The reason for the takeover is that Meta is still looking into ambitious plans for virtual and augmented reality. The Facebook parent is the leading seller for VR headsets, and it has plans to use those for its plans for a metaverse, a collection of interconnected online worlds.

In an email early Tuesday to PYMNTS, a Meta spokesperson declined to comment: “We don’t comment on rumors or speculation.”

AdHawk’s work includes MindLink, smart glasses that can track users’ eye movements to get information on behavior and neurological health.

The company said its services differ from other eye-trackers because it’s a compact system that isn’t a camera to track eye movements – and it’s more accurate for use in the field, able to capture hundreds of high-quality data points per second.

The glasses are $10,000 and are designed for research rather than consumers, but could be useful for Meta’s purposes and for other companies that want to add services for virtual reality glasses.

AdHawk has worked with Moelis & Co., an investment bank, and has been fielding interest from various suitors including Meta, sources told Bloomberg.

Meta is looking at making a formal offer soon, the sources said.

Meta may not end up bidding at all, and AdHawk could end up staying independent.
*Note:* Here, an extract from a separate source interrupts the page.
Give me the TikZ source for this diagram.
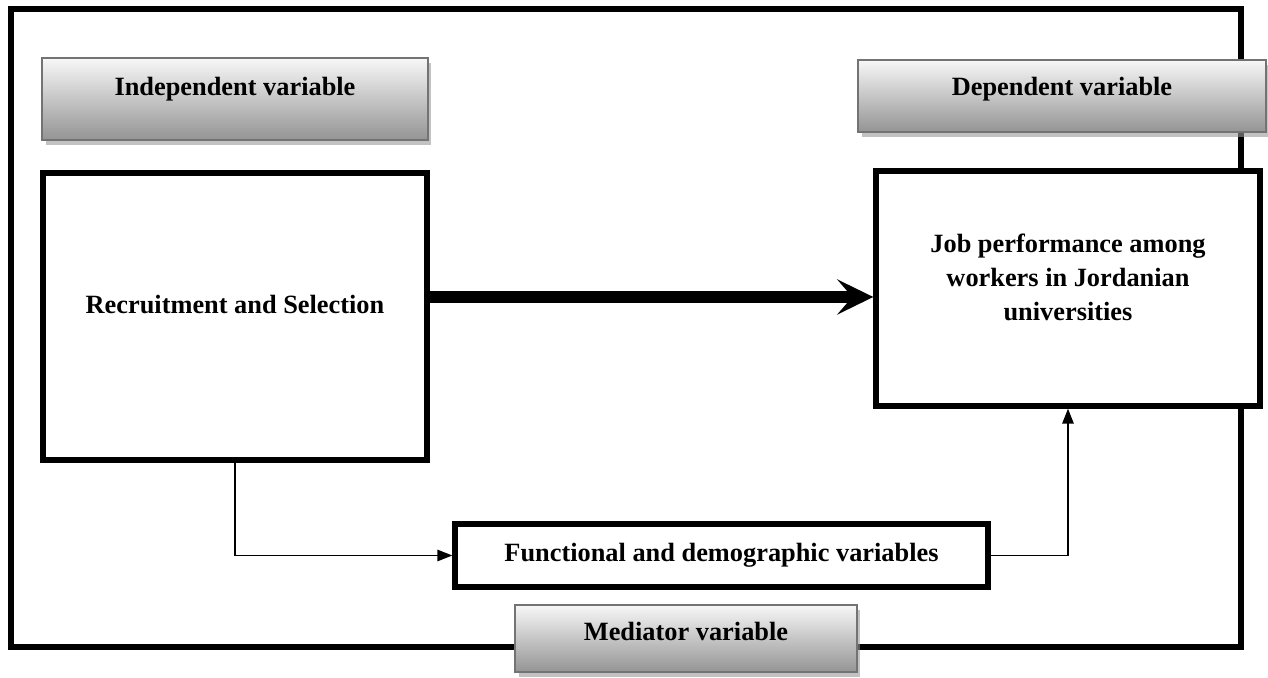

And as there are at least four other companies reportedly interested, AdHawk might end up getting more funding, the report said.

AdHawk did not respond to a request for comment from PYMNTS.

See also: Is the Metaverse Just the Web Wearing 3D Glasses?

PYMNTS wrote that Meta, among around three dozen other companies including Microsoft and Alibaba, announced an organization, the Metaverse Standards Forum, to help apply standards for the metaverse.

The intent is to prevent the metaverse from becoming incompatible as a series of disparate virtual worlds.